There’s little doubt Ivey is at the very least letting voters know she doesn’t intend to get sucked into the Bentley-Strange vortex. In not so many words she told the state exactly what most of us already thought: Bentley’s appointment of Strange to the U.S. Senate smells like a week-old dead catfish lying on the banks of the filthiest bayou in Alabama. Strange got the appointment through deception and flatly unethical means, probably violating the law in the process. Making his road to keeping that ill-gotten position for six more years more difficult is exactly what Ivey should have done.
Of course Big Luther is putting on a brave face and acting like he couldn’t care less whether the election is today, tomorrow or 30 years from now. But, as the punditry goes, the longer he’s in office before an election, the more he digs in like a big, fat tick in a fancy suit. Of course Big Luther knows if he can weather that first election, chances are he’ll be senator for as long as his heart continues beating. Alabamians aren’t known for fickleness in re-electing their U.S. Senators.
And while I’m sure Big Luther has known this possibility existed, his preference has to be getting another year further away from the smoldering ashes of the Bentley regime meltdown. Right now things are still nuclear hot. When Luther stands up in front of the media he’s certainly going to be asked why he met with Bentley to ask for a job while his office was investigating the governor.
The scenario is only going to be run over again and again. Strange asked the House of Representatives to stop impeachment proceedings because his office was working on something related. Then he started playing coy about whether there was any investigation at all when it looked like Jeff Sessions might be appointed U.S. Attorney General. Next we were treated to the almost unimaginable spectacle of the state’s attorney general going to meet with the subject of an investigation in order to ask for an appointment to Sessions’ seat. That’s politics so raw it’ll give you E. coli.

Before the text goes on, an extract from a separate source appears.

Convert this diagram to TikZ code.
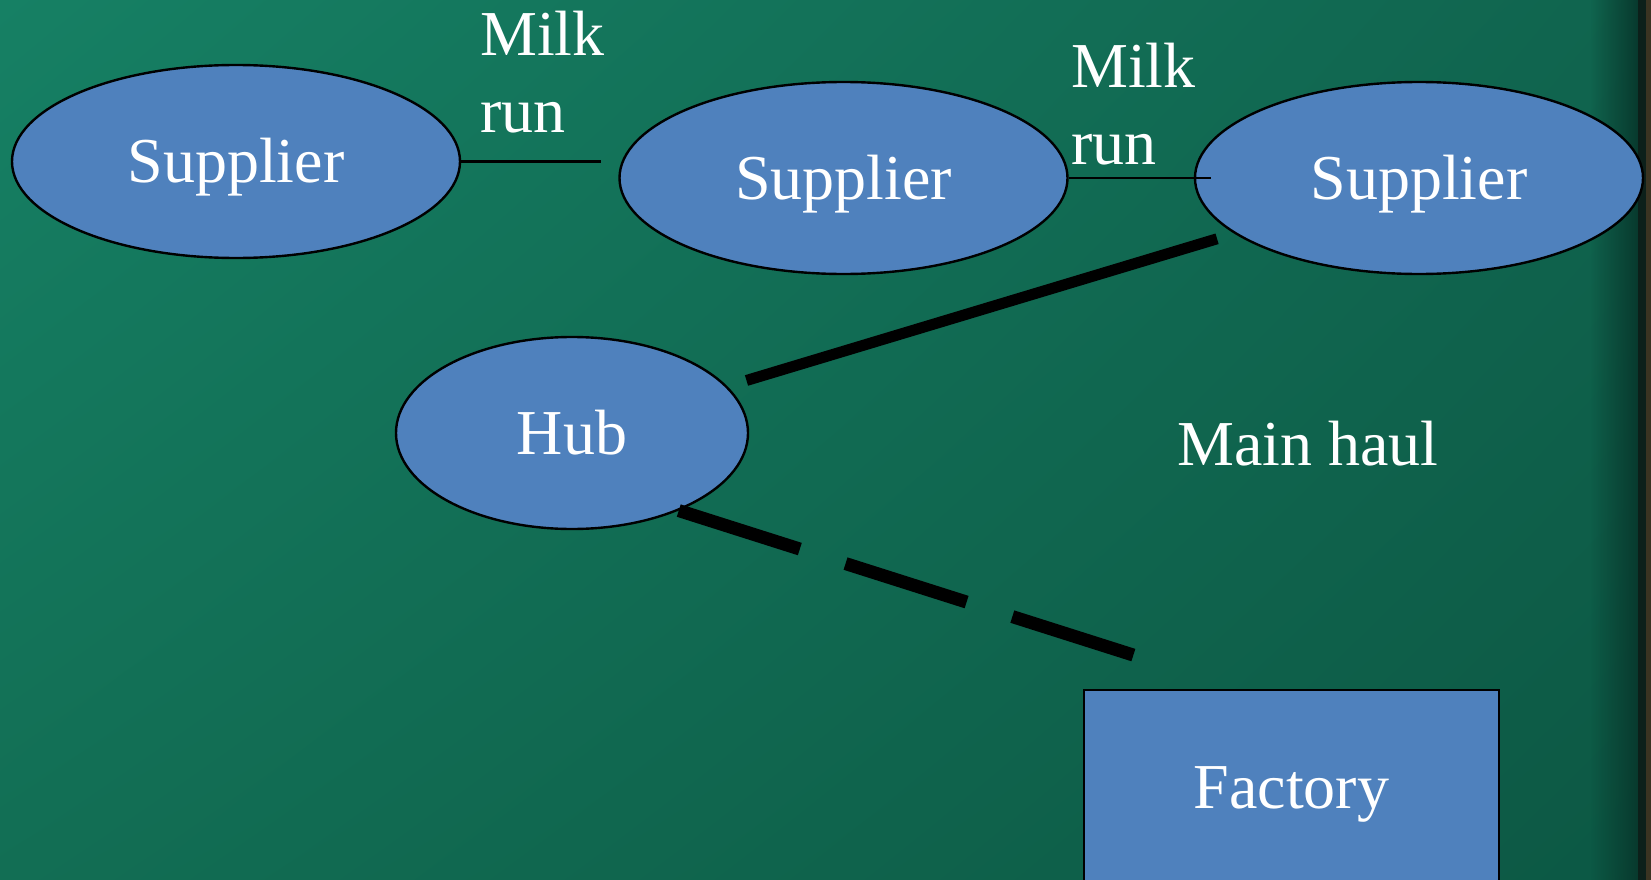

It all broke the best possible way for the two men in the room that day. Bentley was super screwed already and heading for the slammer. But he ended up getting to cut a deal, pleaded some misdemeanors and walked a free man, even after using law enforcement as his personal thug crew and clearly misusing state funds to hide his affair. Meanwhile Big Luther gets the job he’s craved like nicotine for years with an election date that gives him time to really dig his heels into the position.
There are lots of variables at play here. Luther has to know the sense of outrage over what he did is real. Obviously he was playing the hunch that enough voters won’t really care or understand what he did, otherwise he would have just restrained himself and run for the position in the next election. So now Luther has to wonder if the outrage and a qualified opponent or two will put him out on his butt.
I’ve already been hearing radio ads by third-party groups that sound an awful lot like campaign ads for Luther’s election. The wheels are spinning for sure. Strange showed us just exactly what he is willing to do for this senate seat, so don’t expect anything less than a full-throttle effort to keep what he believes to be his.
Much will depend upon who else decides to run for Sessions’ stolen seat. The state’s highly embarrassed Republican hierarchy should really get behind a candidate with a little integrity and find a way to dislodge Luther Strange from the government teat. Big Luther has shown himself to have no ethics and already proven his own aggrandizement is job No. 1. He has rendered himself unworthy of holding public office, even in a state constantly setting new lows for ethical behavior in office.
Hopefully Gov. Kay Ivey’s efforts to undo the slimy Bentley-Strange alliance will be successful. A man who has already done the things Big Luther has just to get into office seems pretty likely to end up as just another embarrassment to the state down the line.